A fotografia pode ser o registro do real sem intenção. Isso muda tudo.
A fotografia, ao contrário da pintura ou da escultura, tem uma característica única: ela pode capturar o real sem a necessidade de uma intenção consciente do artista. Enquanto o pintor escolhe cada traço e o escultor modela cada forma, a fotografia é, em sua essência, um registro direto da luz e do momento — um “não-ato” que revela a realidade tal qual ela se apresenta, mesmo quando não buscamos controlá-la completamente. Essa particularidade muda profundamente o nosso entendimento sobre o que é uma imagem fotográfica, sua relação com o real e o papel do fotógrafo.
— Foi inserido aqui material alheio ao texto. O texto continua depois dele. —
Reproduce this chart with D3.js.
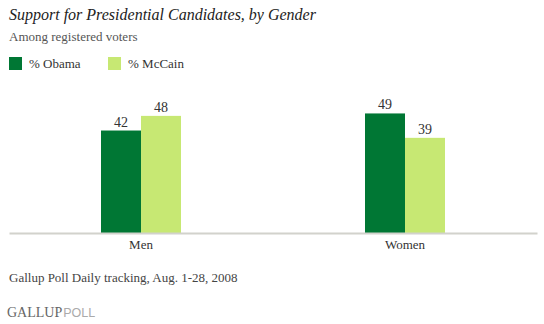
<!DOCTYPE html>
<html><head><meta charset="utf-8">
<script src="https://cdn.jsdelivr.net/npm/d3@7"></script>
<style>body{margin:0;background:#fff}svg{display:block}</style>
</head><body>
<svg id="c" width="544" height="324"></svg>
<script>
const categories = ["Men", "Women"];
const seriesNames = ["% Obama", "% McCain"];
const obama = [42, 49];
const mccain = [48, 39];
const colors = ["#007734", "#c7e873"];

const svg = d3.select("#c");
const serif = "'Liberation Serif', 'Times New Roman', serif";

svg.append("text").attr("x", 9).attr("y", 20).attr("font-family", serif)
  .attr("font-style", "italic").attr("font-size", 16).attr("fill", "#222")
  .text("Support for Presidential Candidates, by Gender");
svg.append("text").attr("x", 9).attr("y", 41).attr("font-family", serif)
  .attr("font-size", 13).attr("fill", "#555").text("Among registered voters");

const lg = svg.append("g");
seriesNames.forEach((n, i) => {
  const x0 = 9 + i * 99;
  lg.append("rect").attr("x", x0).attr("y", 57).attr("width", 13).attr("height", 13).attr("fill", colors[i]);
  lg.append("text").attr("x", x0 + 20).attr("y", 67.5).attr("font-family", serif)
    .attr("font-size", 13).attr("fill", "#333").text(n);
});

const x = d3.scaleBand().domain(categories).range([9, 537]);
const y = d3.scaleLinear().domain([0, 50]).range([233, 111]);
const barW = 40;
const data = categories.map((c, i) => ({c, vals: [obama[i], mccain[i]]}));

const g = svg.append("g");
data.forEach(d => {
  const cx = x(d.c) + x.bandwidth() / 2;
  d.vals.forEach((v, j) => {
    const bx = cx - barW + j * barW;
    g.append("rect").attr("x", bx).attr("y", y(v)).attr("width", barW)
      .attr("height", y(0) - y(v)).attr("fill", colors[j]);
    g.append("text").attr("x", bx + barW / 2).attr("y", y(v) - 4)
      .attr("text-anchor", "middle").attr("font-family", serif)
      .attr("font-size", 14).attr("fill", "#333").text(v);
  });
});

const axis = svg.append("g").attr("transform", "translate(0,233)")
  .call(d3.axisBottom(x).tickSize(0).tickPadding(7));
axis.select(".domain").attr("stroke", "#d2d2cc").attr("stroke-width", 2);
axis.selectAll("text").attr("font-family", serif).attr("font-size", 13).attr("fill", "#333");

svg.append("text").attr("x", 9).attr("y", 282).attr("font-family", serif)
  .attr("font-size", 13).attr("fill", "#444").text("Gallup Poll Daily tracking, Aug. 1-28, 2008");

const logo = svg.append("text").attr("x", 7).attr("y", 317);
logo.append("tspan").attr("font-family", serif).attr("font-size", 14).attr("fill", "#666").text("GALLUP");
logo.append("tspan").attr("font-family", "Arial, 'Liberation Sans', sans-serif").attr("font-size", 12.5)
  .attr("fill", "#aaa").attr("dx", 1).text("POLL");
</script>
</body></html>
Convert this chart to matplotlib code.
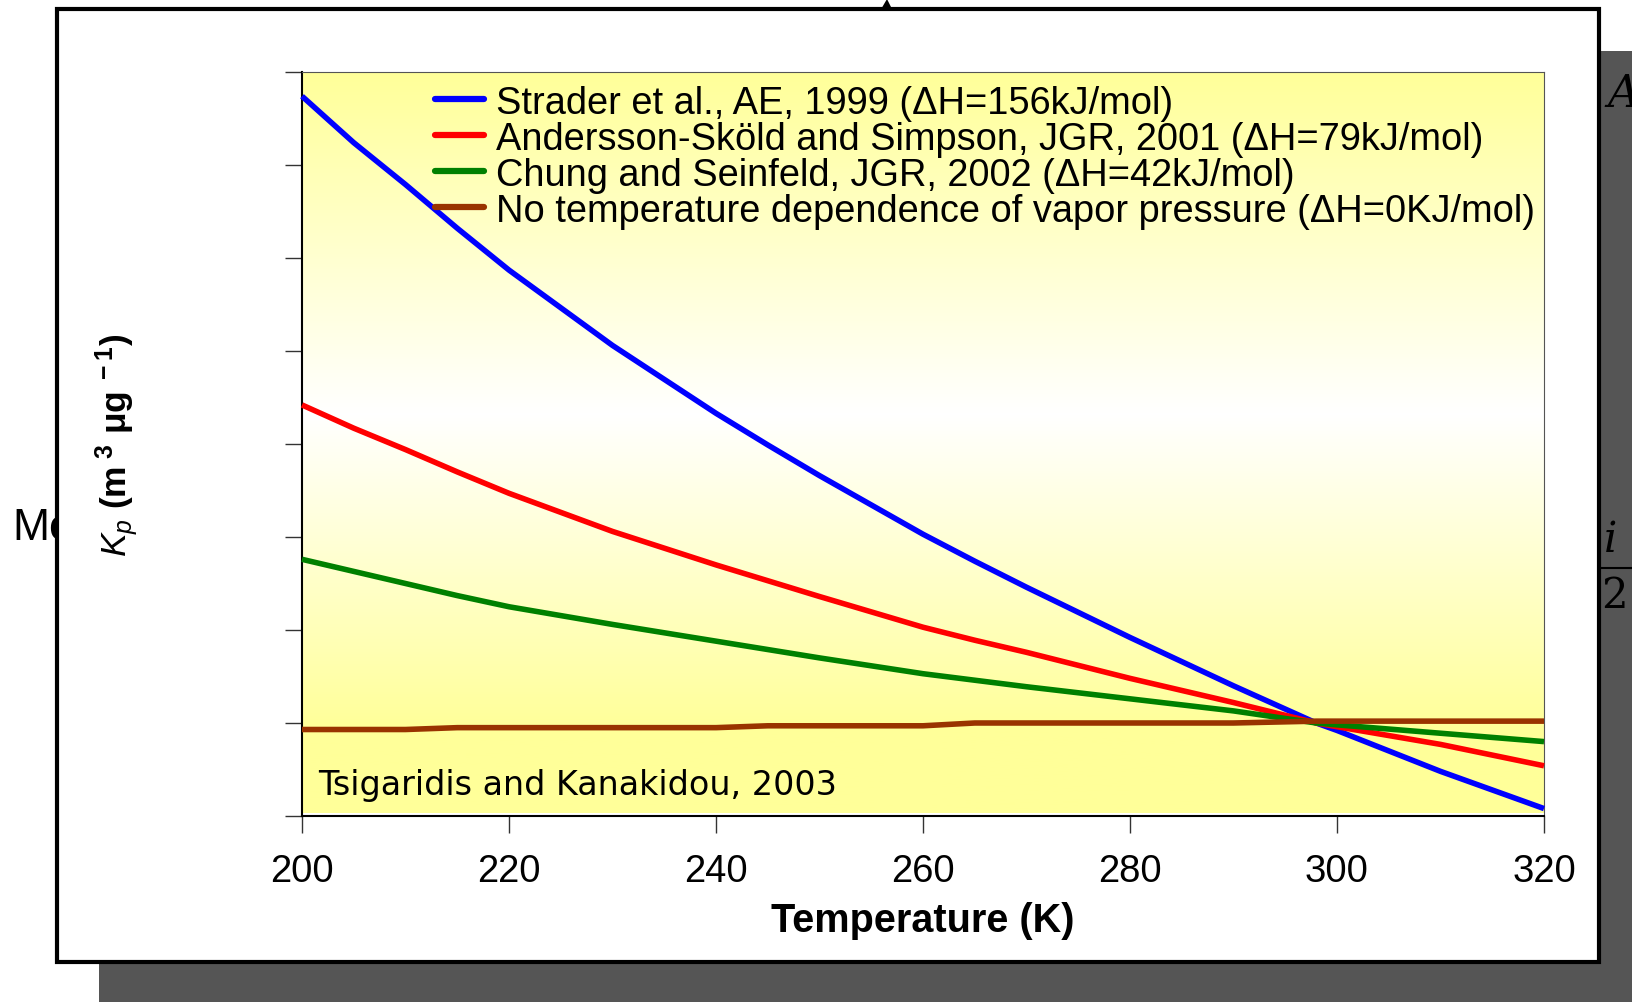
import numpy as np
import matplotlib
matplotlib.use("Agg")
import matplotlib.pyplot as plt
from matplotlib.patches import Rectangle, Polygon
from matplotlib.lines import Line2D
from matplotlib.colors import LinearSegmentedColormap

# Kp relative values (y axis has unlabeled ticks 0..8)
temperature = [200, 205, 210, 215, 220, 230, 240, 245, 250, 260, 265, 270, 280, 290, 298, 300, 310, 320]
kp_strader = [7.74, 7.24, 6.79, 6.32, 5.87, 5.06, 4.33, 3.99, 3.66, 3.03, 2.74, 2.46, 1.92, 1.40, 1.00, 0.92, 0.48, 0.08]
kp_andersson = [4.42, 4.17, 3.94, 3.70, 3.47, 3.06, 2.70, 2.53, 2.36, 2.03, 1.89, 1.76, 1.48, 1.22, 1.00, 0.96, 0.77, 0.54]
kp_chung = [2.76, 2.63, 2.50, 2.37, 2.25, 2.06, 1.88, 1.79, 1.70, 1.53, 1.46, 1.39, 1.26, 1.13, 1.00, 0.98, 0.89, 0.80]
kp_const = [0.93, 0.93, 0.93, 0.95, 0.95, 0.95, 0.95, 0.97, 0.97, 0.97, 1.00, 1.00, 1.00, 1.00, 1.02, 1.02, 1.02, 1.02]

series_labels = [
    "Strader et al., AE, 1999 (\u0394H=156kJ/mol)",
    "Andersson-Sk\u00f6ld and Simpson, JGR, 2001 (\u0394H=79kJ/mol)",
    "Chung and Seinfeld, JGR, 2002 (\u0394H=42kJ/mol)",
    "No temperature dependence of vapor pressure (\u0394H=0KJ/mol)",
]
series_colors = ["#0000FF", "#FF0000", "#008000", "#993300"]
x_ticks = [200, 220, 240, 260, 280, 300, 320]
y_ticks = [0, 1, 2, 3, 4, 5, 6, 7, 8]

plt.rcParams['font.family'] = ['Liberation Sans', 'DejaVu Sans']
plt.rcParams['mathtext.fontset'] = 'custom'
plt.rcParams['mathtext.rm'] = 'Liberation Sans'
plt.rcParams['mathtext.it'] = 'Liberation Sans:italic'
plt.rcParams['mathtext.bf'] = 'Liberation Sans:bold'

W, H = 1633, 1003
fig = plt.figure(figsize=(W / 100, H / 100), dpi=100)


def fx(x):
    return x / W


def fy(y):
    return 1 - y / H


# slide background pieces
fig.add_artist(Rectangle((fx(99), 0), 1, fy(52), transform=fig.transFigure,
                         facecolor="#555555", edgecolor="none", zorder=-5))
fig.text(fx(12), fy(528), "Me", fontsize=32, color="black", va="center", ha="left", zorder=-4)
fig.text(fx(1607), fy(94), "A", fontsize=32, family="DejaVu Serif", style="italic",
         color="black", va="center", ha="left", zorder=-4)
fig.text(fx(1604), fy(540), "i", fontsize=30, family="DejaVu Serif", style="italic",
         color="black", va="center", ha="left", zorder=-4)
fig.text(fx(1601), fy(596), "2", fontsize=30, family="DejaVu Serif",
         color="black", va="center", ha="left", zorder=-4)
fig.add_artist(Line2D([fx(1590), fx(1633)], [fy(569), fy(569)], transform=fig.transFigure,
                      color="black", lw=1.5, zorder=-4))
fig.add_artist(Polygon([(fx(880), fy(12)), (fx(887), fy(0)), (fx(893), fy(12))], closed=True,
                       transform=fig.transFigure, facecolor="black", edgecolor="none", zorder=-4))

# white panel with black border
fig.add_artist(Rectangle((fx(57), fy(963)), fx(1599) - fx(57), fy(10) - fy(963),
                         transform=fig.transFigure, facecolor="white", edgecolor="black",
                         linewidth=3, zorder=-3))

ax = fig.add_axes([fx(302), fy(817), fx(1544) - fx(302), fy(73) - fy(817)])
ax.set_zorder(1)
ax.set_facecolor("white")

# yellow-white-yellow background gradient
yy = np.linspace(0, 8, 400)
shade = np.where(yy < 4.3, np.clip((4.3 - yy) / 3.4, 0, 1), np.clip((yy - 4.3) / 3.7, 0, 1))
cmap = LinearSegmentedColormap.from_list("wy", ["#FFFFFF", "#FFFF99"])
ax.imshow(shade[:, None], extent=(200, 320, 0.03, 8), origin="lower", aspect="auto",
          cmap=cmap, vmin=0, vmax=1, zorder=0)

all_series = [kp_strader, kp_andersson, kp_chung, kp_const]
for vals, lab, col in zip(all_series, series_labels, series_colors):
    ax.plot(temperature, vals, color=col, lw=4, label=lab, zorder=3,
            solid_capstyle="butt", clip_on=False)

ax.set_xlim(200, 320)
ax.set_ylim(0, 8)
ax.set_xticks(x_ticks)
ax.set_yticks(y_ticks)
ax.set_yticklabels([])
ax.tick_params(axis="both", direction="out", length=12, width=1, color="#333333")
ax.tick_params(axis="x", labelsize=27.5, pad=15)

for side in ["left", "bottom"]:
    ax.spines[side].set_linewidth(1.5)
    ax.spines[side].set_color("black")
for side in ["top", "right"]:
    ax.spines[side].set_linewidth(0.8)
    ax.spines[side].set_color("#555555")

ax.set_xlabel("Temperature (K)", fontsize=28.5, fontweight="bold", va="center")
ax.xaxis.set_label_coords(0.5, -0.14)
ax.set_ylabel(r"$K_p$ $\mathbf{(m^{\ 3}\ \mu g^{\ -1})}$", fontsize=25.5, fontweight="bold", va="center")
ax.yaxis.set_label_coords(-0.149, 0.5)

leg = ax.legend(loc="upper left", bbox_to_anchor=(0.107, 0.983), frameon=False,
                borderaxespad=0, borderpad=0, handlelength=1.3, handletextpad=0.3,
                labelspacing=0.0, fontsize=27.4)
for h in leg.get_lines():
    h.set_linewidth(4.5)
    h.set_solid_capstyle("round")

ax.text(0.013, 0.042, "Tsigaridis and Kanakidou, 2003", transform=ax.transAxes,
        family="DejaVu Sans", fontsize=24, va="center", ha="left", zorder=4)

fig.savefig("out.png", dpi=100)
Neste artigo, vamos explorar essa singularidade da fotografia, refletindo sobre sua natureza autônoma, suas limitações e potencialidades, e como essa capacidade de “capturar o real sem intenção” transforma nossa percepção do mundo e da arte. Além disso, você vai encontrar insights valiosos para aprimorar seu olhar e sua prática fotográfica, com dicas e caminhos para desenvolver uma fotografia criativa e autêntica.
O QUE VOCÊ VAI APRENDER NESTE ARTIGO:
- O que é o não-ato fotográfico?
- Fotografia não é imagem, é índice
- Moldura: índice ou limite?
- A fotografia entre o real e a realidade
- Por que isso importa hoje?
- Perguntas Frequentes sobre o Não-Ato na Fotografia
- Conclusão: a fotografia como vestígio do real

O que é o não-ato fotográfico?
Henri Van Lier, filósofo belga, publicou em 1982 um pequeno ensaio que ainda hoje intriga quem pensa a fotografia em profundidade: Le non-acte photographique. Ali, ele propõe que a fotografia é uma forma de “impressão física da luz sobre a matéria”, e não exatamente um ato criativo no sentido tradicional.
Diferente da pintura, da escultura ou da arquitetura — formas de expressão em que o gesto humano é central —, a fotografia escapa da intenção total. Para Van Lier, a imagem fotográfica é resultado de forças externas, sobretudo da luz, que grava vestígios sobre um suporte sensível. Isso muda radicalmente nossa compreensão sobre autoria, representação e realidade.
Fotografia não é imagem, é índice
Van Lier é enfático: fotografia não é imagem. Ele rejeita os termos clássicos como “metáfora”, “desenho”, ou “cópia”. Para ele, fotografar é captar índices, não signos. Ou seja, efeitos físicos que indicam algo que esteve ali, mas sem a presença direta de um emissor.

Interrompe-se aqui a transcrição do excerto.